If we apply fmap id to ms

fmap id ms
= mapMSet id ms
= MSet [(1,3)] -- After merging duplicates

In this case:

ms != fmap id ms

Here, the identity law is violated because fmap id does not leave the multiset unchanged. However, the resulting MSet is well-formed cause the merging ensures that the invariant of the data type is maintained.

Case 2: mapMSet does not merge duplicates

In this scenario, both the identity and composition laws hold because mapMSet behaves like a standard fmap without altering the structure of the multiset beyond applying the function f. However, the resulting MSet may not respect its invariant.

For instance, consider applying a composition where one of the functions is a constat:

f x = 1 -- Maps all elements to 1
g x = id -- Identity

If we apply fmap (f . g):

fmap (f . g) ms
= mapMSet (f . g) ms
= MSet [(1,1),(1,2)] -- Duplicates!

The resulting MSet is not well-formed, but the composition law holds:

fmap (f . g) ms == fmap f (fmap g ms)

Any clarification would be greatly appreciated!

How does maintaining the invariant (merging duplicates) interfere with the Functor laws?

Here we must draw a distinction between functors and Functors. It is perfectly possible to define a functor which merges duplicates without violating the functor laws; but not all functors are Functors. The issue is that Functor describes specifically functors whose source category and target category are both Hask, the category with Haskell types as objects and Haskell functions as arrows. (If you want to be very careful about this definition, you run into some issues around composition laws that aren't super germane to the current discussion.)

The important problem here is that the source category is Hask; that is, fmap must be able to handle all functions that unify with a -> b, even when b is not an instance of Eq. Without an Eq instance, it is not possible for fmap to merge duplicates. A standard example here is to look at a function type with an infinite domain; for example, merging duplicates inside the implementation of fmap :: (a -> Integer -> Bool) -> MSet a -> MSet (Integer -> Bool) is not computable.

On the other hand, if you allow yourself to talk about functors more generally, you can identify subcategories of Hask; for example you might consider the source category Hask/Eq whose objects are instances of Eq and whose arrows are equality-preserving functions, and the target category Hask/MSet whose objects are MSets and whose arrows are invariant-preserving functions. Then there is no problem implementing fmapEq :: (Eq a, Eq b) => (a -> b) -> MSet a -> MSet b and merging duplicates inside the implementation -- in fact it would be required to merge duplicates to call this a functor to the target category.

There are several libraries on Hackage that provide classes for more generalized functors, but experience shows the cognitive overhead of using them is rarely paid back. (Runtime overhead can usually be made negligible with appropriate newtype shenanigans.)

What happens if i decide not to merge duplicates in mapMSet?

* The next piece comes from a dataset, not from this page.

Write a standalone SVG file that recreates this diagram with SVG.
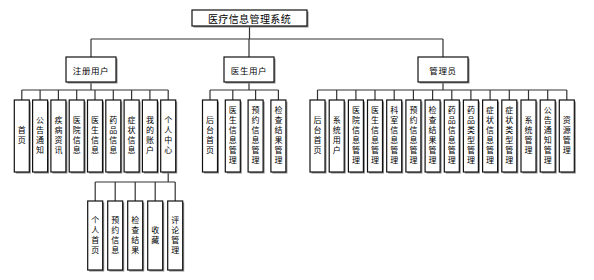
<svg xmlns="http://www.w3.org/2000/svg" width="594" height="280" viewBox="0 0 594 280">
<defs>
<style>
.bg{fill:#ffffff}
.sh{fill:#8a8a8a}
.bx{fill:#ffffff;stroke:#111;stroke-width:1.2}
.ln{stroke:#333;stroke-width:1.2;fill:none}
.t{font-family:"Noto Sans CJK SC","Noto Sans",sans-serif;fill:#000;text-anchor:middle}
.h{font-size:10px;letter-spacing:0.4px;dominant-baseline:central}
.m{font-size:8.5px;letter-spacing:0.6px;dominant-baseline:central}
.v{font-size:8px;writing-mode:vertical-rl;letter-spacing:2px}
</style>
</defs>
<rect class="bg" x="0" y="0" width="594" height="280"/>
<g id="connectors">
<path class="ln" d="M249.5 26V39M91 39H443M91 39V57M249 39V57M443 39V57"/>
<path class="ln" d="M91 82V90M21.8 90H168.2M21.8 90V100M40.1 90V100M58.4 90V100M76.7 90V100M95 90V100M113.3 90V100M131.6 90V100M149.9 90V100M168.2 90V100"/>
<path class="ln" d="M249 82V90M210 90H278.4M210 90V100M232.8 90V100M255.6 90V100M278.4 90V100"/>
<path class="ln" d="M443 82V90M317.5 90H566.8M317.5 90V100M336.7 90V100M355.9 90V100M375 90V100M394.2 90V100M413.4 90V100M432.6 90V100M451.8 90V100M470.9 90V100M490.1 90V100M509.3 90V100M528.5 90V100M547.7 90V100M566.8 90V100"/>
<path class="ln" d="M168.2 172V182M95.2 182H175.2M95.2 182V201M115.2 182V201M135.2 182V201M155.2 182V201M175.2 182V201"/>
</g>
<g id="root"><rect class="sh" x="193.5" y="11.5" width="115" height="16"/><rect class="bx" x="192" y="10" width="115" height="16"/><text class="t h" x="249.5" y="18.5">医疗信息管理系统</text></g>
<g id="n-reg"><rect class="sh" x="67.5" y="58.5" width="50" height="25"/><rect class="bx" x="66" y="57" width="50" height="25"/><text class="t m" x="91" y="69.5">注册用户</text></g>
<g id="n-doc"><rect class="sh" x="225.5" y="58.5" width="50" height="25"/><rect class="bx" x="224" y="57" width="50" height="25"/><text class="t m" x="249" y="69.5">医生用户</text></g>
<g id="n-adm"><rect class="sh" x="419.5" y="58.5" width="50" height="25"/><rect class="bx" x="418" y="57" width="50" height="25"/><text class="t m" x="443" y="69.5">管理员</text></g>

<g id="r1"><rect class="sh" x="15.8" y="101.5" width="15" height="72"/><rect class="bx" x="14.3" y="100" width="15" height="72"/><text class="t v" x="21.8" y="136">首页</text></g>
<g id="r2"><rect class="sh" x="34.1" y="101.5" width="15" height="72"/><rect class="bx" x="32.6" y="100" width="15" height="72"/><text class="t v" x="40.1" y="136">公告通知</text></g>
<g id="r3"><rect class="sh" x="52.4" y="101.5" width="15" height="72"/><rect class="bx" x="50.9" y="100" width="15" height="72"/><text class="t v" x="58.4" y="136">疾病资讯</text></g>
<g id="r4"><rect class="sh" x="70.7" y="101.5" width="15" height="72"/><rect class="bx" x="69.2" y="100" width="15" height="72"/><text class="t v" x="76.7" y="136">医院信息</text></g>
<g id="r5"><rect class="sh" x="89" y="101.5" width="15" height="72"/><rect class="bx" x="87.5" y="100" width="15" height="72"/><text class="t v" x="95" y="136">医生信息</text></g>
<g id="r6"><rect class="sh" x="107.3" y="101.5" width="15" height="72"/><rect class="bx" x="105.8" y="100" width="15" height="72"/><text class="t v" x="113.3" y="136">药品信息</text></g>
<g id="r7"><rect class="sh" x="125.6" y="101.5" width="15" height="72"/><rect class="bx" x="124.1" y="100" width="15" height="72"/><text class="t v" x="131.6" y="136">症状信息</text></g>
<g id="r8"><rect class="sh" x="143.9" y="101.5" width="15" height="72"/><rect class="bx" x="142.4" y="100" width="15" height="72"/><text class="t v" x="149.9" y="136">我的账户</text></g>
<g id="r9"><rect class="sh" x="162.2" y="101.5" width="15" height="72"/><rect class="bx" x="160.7" y="100" width="15" height="72"/><text class="t v" x="168.2" y="136">个人中心</text></g>

<g id="p1"><rect class="sh" x="89.2" y="202.5" width="15" height="69"/><rect class="bx" x="87.7" y="201" width="15" height="69"/><text class="t v" x="95.2" y="235.5">个人首页</text></g>
<g id="p2"><rect class="sh" x="109.2" y="202.5" width="15" height="69"/><rect class="bx" x="107.7" y="201" width="15" height="69"/><text class="t v" x="115.2" y="235.5">预约信息</text></g>
<g id="p3"><rect class="sh" x="129.2" y="202.5" width="15" height="69"/><rect class="bx" x="127.7" y="201" width="15" height="69"/><text class="t v" x="135.2" y="235.5">检查结果</text></g>
<g id="p4"><rect class="sh" x="149.2" y="202.5" width="15" height="69"/><rect class="bx" x="147.7" y="201" width="15" height="69"/><text class="t v" x="155.2" y="235.5">收藏</text></g>
<g id="p5"><rect class="sh" x="169.2" y="202.5" width="15" height="69"/><rect class="bx" x="167.7" y="201" width="15" height="69"/><text class="t v" x="175.2" y="235.5">评论管理</text></g>

<g id="d1"><rect class="sh" x="204" y="101.5" width="15" height="72"/><rect class="bx" x="202.5" y="100" width="15" height="72"/><text class="t v" x="210" y="136">后台首页</text></g>
<g id="d2"><rect class="sh" x="226.8" y="101.5" width="15" height="72"/><rect class="bx" x="225.3" y="100" width="15" height="72"/><text class="t v" x="232.8" y="136">医生信息管理</text></g>
<g id="d3"><rect class="sh" x="249.6" y="101.5" width="15" height="72"/><rect class="bx" x="248.1" y="100" width="15" height="72"/><text class="t v" x="255.6" y="136">预约信息管理</text></g>
<g id="d4"><rect class="sh" x="272.4" y="101.5" width="15" height="72"/><rect class="bx" x="270.9" y="100" width="15" height="72"/><text class="t v" x="278.4" y="136">检查结果管理</text></g>

<g id="a1"><rect class="sh" x="311.5" y="101.5" width="15" height="72"/><rect class="bx" x="310" y="100" width="15" height="72"/><text class="t v" x="317.5" y="136">后台首页</text></g>
<g id="a2"><rect class="sh" x="330.7" y="101.5" width="15" height="72"/><rect class="bx" x="329.2" y="100" width="15" height="72"/><text class="t v" x="336.7" y="136">系统用户</text></g>
<g id="a3"><rect class="sh" x="349.9" y="101.5" width="15" height="72"/><rect class="bx" x="348.4" y="100" width="15" height="72"/><text class="t v" x="355.9" y="136">医院信息管理</text></g>
<g id="a4"><rect class="sh" x="369" y="101.5" width="15" height="72"/><rect class="bx" x="367.5" y="100" width="15" height="72"/><text class="t v" x="375" y="136">医生信息管理</text></g>
<g id="a5"><rect class="sh" x="388.2" y="101.5" width="15" height="72"/><rect class="bx" x="386.7" y="100" width="15" height="72"/><text class="t v" x="394.2" y="136">科室信息管理</text></g>
<g id="a6"><rect class="sh" x="407.4" y="101.5" width="15" height="72"/><rect class="bx" x="405.9" y="100" width="15" height="72"/><text class="t v" x="413.4" y="136">预约信息管理</text></g>
<g id="a7"><rect class="sh" x="426.6" y="101.5" width="15" height="72"/><rect class="bx" x="425.1" y="100" width="15" height="72"/><text class="t v" x="432.6" y="136">检查结果管理</text></g>
<g id="a8"><rect class="sh" x="445.8" y="101.5" width="15" height="72"/><rect class="bx" x="444.3" y="100" width="15" height="72"/><text class="t v" x="451.8" y="136">药品信息管理</text></g>
<g id="a9"><rect class="sh" x="464.9" y="101.5" width="15" height="72"/><rect class="bx" x="463.4" y="100" width="15" height="72"/><text class="t v" x="470.9" y="136">药品类型管理</text></g>
<g id="a10"><rect class="sh" x="484.1" y="101.5" width="15" height="72"/><rect class="bx" x="482.6" y="100" width="15" height="72"/><text class="t v" x="490.1" y="136">症状信息管理</text></g>
<g id="a11"><rect class="sh" x="503.3" y="101.5" width="15" height="72"/><rect class="bx" x="501.8" y="100" width="15" height="72"/><text class="t v" x="509.3" y="136">症状类型管理</text></g>
<g id="a12"><rect class="sh" x="522.5" y="101.5" width="15" height="72"/><rect class="bx" x="521" y="100" width="15" height="72"/><text class="t v" x="528.5" y="136">系统管理</text></g>
<g id="a13"><rect class="sh" x="541.7" y="101.5" width="15" height="72"/><rect class="bx" x="540.2" y="100" width="15" height="72"/><text class="t v" x="547.7" y="136">公告通知管理</text></g>
<g id="a14"><rect class="sh" x="560.8" y="101.5" width="15" height="72"/><rect class="bx" x="559.3" y="100" width="15" height="72"/><text class="t v" x="566.8" y="136">资源管理</text></g>
</svg>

Nothing much. You even get a perfectly fine Functor. You just don't get to assume that your structural invariant holds when handed an MSet, which is a serious efficiency bummer and may well defeat the entire purpose of having the type in the first place in some situations.

Can a data type with structural invariants ever be a valid instance of Functor?

Yes. Besides the commentary above discussing more general functors, you can have the more specific Functor when the structural invariants only involve types other than the one being fmap'd. A typical example is dictionaries, implemented as balanced trees, which have the instance

instance Ord k => Functor (Map k)

and whose fmap implementation maintains the appropriate structural invariant.

There is also the free functor construction that turns any type of the appropriate kind into a Functor:

data FreeF f a where FreeF :: (a -> b) -> f a -> FreeF f b
instance Functor (FreeF f) where
    fmap f (FreeF g as) = FreeF (f . g) as

If you use this, you would then want to define an observation function with a type like

observe :: Eq a => FreeF MSet a -> MSet a
observe (FreeF f as) = mergeDuplicates [(f a, n) | (a, n) <- as]

The unfortunate property of this is that merging must be done at FreeF MSet observation time; multiple observations perform the merging multiple times. Sometimes this is okay, sometimes it kills performance dead. (In particular, if you begin writing a Monad instance with the analogous trick, you quickly find that merging at every bind can be an exponential speedup in many very realistic cases.)

Practically speaking, the FreeF construction is essentially the one discussed in the previous section -- which doesn't perform merges in mapMSet -- just with a type-level marker distinguishing values which satisfy the structural invariant from values that don't. Of course that marker can be handy in some cases, but FreeF definitely isn't any sort of magic bullet.